Peter Thorton and his lover set out on a quest to rescue a captive duke who is the pretender to the throne of Portugal. Thorton is arrested and placed on trial for desertion and sodomy. Men of Honor continues the further adventures of a gay officer during the Age of Sail, replete with perils, excitement, and nautical detail.
Review by Alex Beecroft
The plot of this one is somewhat labyrinthine, so I despair of being able to do a summary which will make sense in a short space. However, a brief recap of part of it goes thusly:
Peter Thorton, now a Captain of the Sallee Rovers, with a lover called Shakil and a commanding officer, Isam, who is his ex, is sent to rescue Duke Henrique of Portugal from Sebta, where he is being held prisoner by the Spanish. Henrique has some claim to the throne of Portugal, and if he acts on this, it will put a spanner in the works of the Spanish crown.
So, Shakil enters Sebta in disguise, finds the Duke and they escape to Peter’s ship. Peter then has to convey Henrique to Gibraltar despite the efforts of the Spanish to stop him.
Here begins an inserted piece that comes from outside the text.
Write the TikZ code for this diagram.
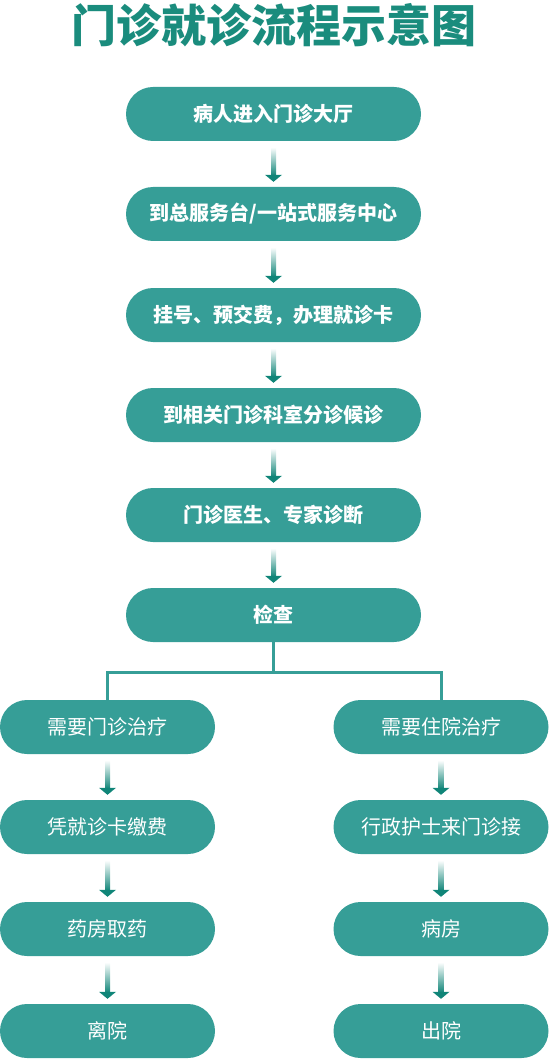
\documentclass[tikz,border=0pt]{standalone}
\usepackage{fontspec}
\usetikzlibrary{positioning,calc}

\newfontfamily\cjk{Noto Sans CJK SC}
\definecolor{boxgreen}{RGB}{54,158,151}
\definecolor{arrowgreen}{RGB}{16,133,120}
\definecolor{titlegreen}{RGB}{26,140,125}

\tikzset{
  mainbox/.style={rounded corners=27pt, fill=boxgreen, minimum width=295pt,
    minimum height=54pt, text=white, font=\cjk\bfseries\fontsize{20}{24}\selectfont},
  sidebox/.style={mainbox, minimum width=215pt, font=\cjk\fontsize{20}{24}\selectfont},
  branch/.style={draw=boxgreen, line width=3pt}
}

% shaded arrow from one box down to the next
\newcommand{\flowarrow}[2]{%
  \shade[top color=white, bottom color=arrowgreen]
    ($(#1.south)+(-2.5,-6)$) rectangle ($(#2.north)+(2.5,11)$);
  \fill[arrowgreen] ($(#2.north)+(-8.5,12)$) -- ($(#2.north)+(8.5,12)$)
    -- ($(#2.north)+(0,5)$) -- cycle;
}

\begin{document}
\begin{tikzpicture}[x=1pt,y=1pt]
  \useasboundingbox (0,0) rectangle (549,-1059);

  \node(title) [text=titlegreen, font=\cjk\bfseries\fontsize{45}{50}\selectfont] at (274,-25) {门诊就诊流程示意图};

  \node(entry)    [mainbox] at (273.5,-114) {病人进入门诊大厅};
  \node(desk)     [mainbox] at (273.5,-214) {到总服务台/一站式服务中心};
  \node(register) [mainbox] at (273.5,-315) {挂号、预交费，办理就诊卡};
  \node(wait)     [mainbox] at (273.5,-415) {到相关门诊科室分诊候诊};
  \node(doctor)   [mainbox] at (273.5,-515) {门诊医生、专家诊断};
  \node(check)    [mainbox] at (273.5,-615) {检查};

  \node(outpat) [sidebox] at (107.5,-727)  {需要门诊治疗};
  \node(pay)    [sidebox] at (107.5,-827)  {凭就诊卡缴费};
  \node(drug)   [sidebox] at (107.5,-929)  {药房取药};
  \node(leave)  [sidebox] at (107.5,-1031) {离院};

  \node(inpat)  [sidebox] at (441,-727)  {需要住院治疗};
  \node(nurse)  [sidebox] at (441,-827)  {行政护士来门诊接};
  \node(ward)   [sidebox] at (441,-929)  {病房};
  \node(out)    [sidebox] at (441,-1031) {出院};

  \foreach \a/\b in {entry/desk, desk/register, register/wait, wait/doctor,
      doctor/check, outpat/pay, pay/drug, drug/leave, inpat/nurse,
      nurse/ward, ward/out}
    {\flowarrow{\a}{\b}}

  \draw[branch] (check.south) -- ++(0,-30) coordinate(fork) -| (outpat.north);
  \draw[branch] (fork) -| (inpat.north);
\end{tikzpicture}
\end{document}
After various incidents he almost reaches Gibraltar, only to be intercepted by his old ship, HMS Ajax and put under arrest for sodomy and desertion. However, in an attempt to avoid war between Britain and the Sallee states, he is allowed to remain serving as a lieutenant on the Ajax until he can be brought to court martial. While he’s aboard the Ajax, he finds that he has made an enemy of his old friend Perry; they are wrecked on an island and have to defend themselves against a Spanish warship and …. you’ll have to see the rest for yourself but just from that part you can see that a hell of a lot happens in this book, and while in one respect that’s good – there are no periods where the action lags – in another respect it’s a bad thing. Structurally, this is a much more even book than PoNS1, which had a very slow first 8 chapters but then picked up and became fascinating later on. In this book the pace is pretty even throughout.
Having complained about the slow start of #1, it seems a bit churlish of me to complain about the speed of #2, but that’s what I’m going to do. The pace of this book is relentless, with incident piled upon incident and then stirred up with some more action. As a result, there doesn’t seem time for the characterization and atmosphere of book #1. We didn’t stay in any place long enough for me to be able to get a feel of it, and even the battles had an air of being rushed past in order to get onto the next bit.
Some of the situations this time around struck me as very unlikely – Captain Horner allowing Thorton to serve as a lieutenant despite the charge of desertion on his head. Thorton being made acting captain in the British Navy, despite being a Muslim. My understanding is that all officers in the RN had to be members in good standing of the Church of England. And in fact M.Kei knows this because – earlier on – Peter’s refusal to recant his belief in Islam is a stumbling block during his court martial.
In addition I found I was disappointed that the second book did not go further into the culture and seafaring lore of the Sallee Rovers, but instead returned to the well trodden paths of the European perspective on the Age of Sail. PoNS #1 had a real freshness to it simply because of its focus on the ships and culture of the Barbary pirates. #2 barely touches on it before it’s back to business as usual as far as AoS books go.
Having said this, I don’t want to give the impression that this is a bad book. That would be very far from the truth. As I’ve said, there was something different happening on every page, and while the cast list was so huge that I couldn’t always remember who was who, there was always something exciting going on. M. Kei’s writing has smoothed out from the beginning of #1 and there are no more of the info-dumps that clogged up the beginning of that book. The ample amounts of action keep the book moving fast and breathlessly onwards, and there are some real standout scenes of naval warfare. My favourite by far is the scene where the ships are being fought inside a cave. Wow! That was a corker.
I also enjoyed Shakil’s mission ashore in disguise. There was a tension in this part that some of the later ones lacked, partly because we know by now that Thorton can get out of almost anything at sea, but Shakil has been established as a gentle, unworldly book-keeper. So it’s easier to think of him being out of his depth and to worry for him.
One of the things which were sacrificed for the sake of action in this book was any kind of romance. Yes, there’s an uncomfortable entanglement with Perry, and yes, Thorton reveals that he’s unable to say no to anything in trousers, but these things very much take a back seat to the other action. So, unlike #1, there isn’t really a relationship to root for in this book. Perhaps that’s why, although I think that from an objective stand point it’s a better book than #1, it failed to grip and involve me as much. I come away impressed by the scope and sweep of it, but rather unmoved, emotionally, by the story.
I give it a 4.5 because it’s unquestionably better than the majority of m/m Age of Sail books I’ve been reading recently. M. Kei has a fine grip on his period and his sailing details, and has produced a book which can stand comparison with C.S Forester’s Hornblower series. In fact I was reminded of the Hornblower novels because that’s another series that I can’t really find fault with, but nevertheless didn’t enjoy very much.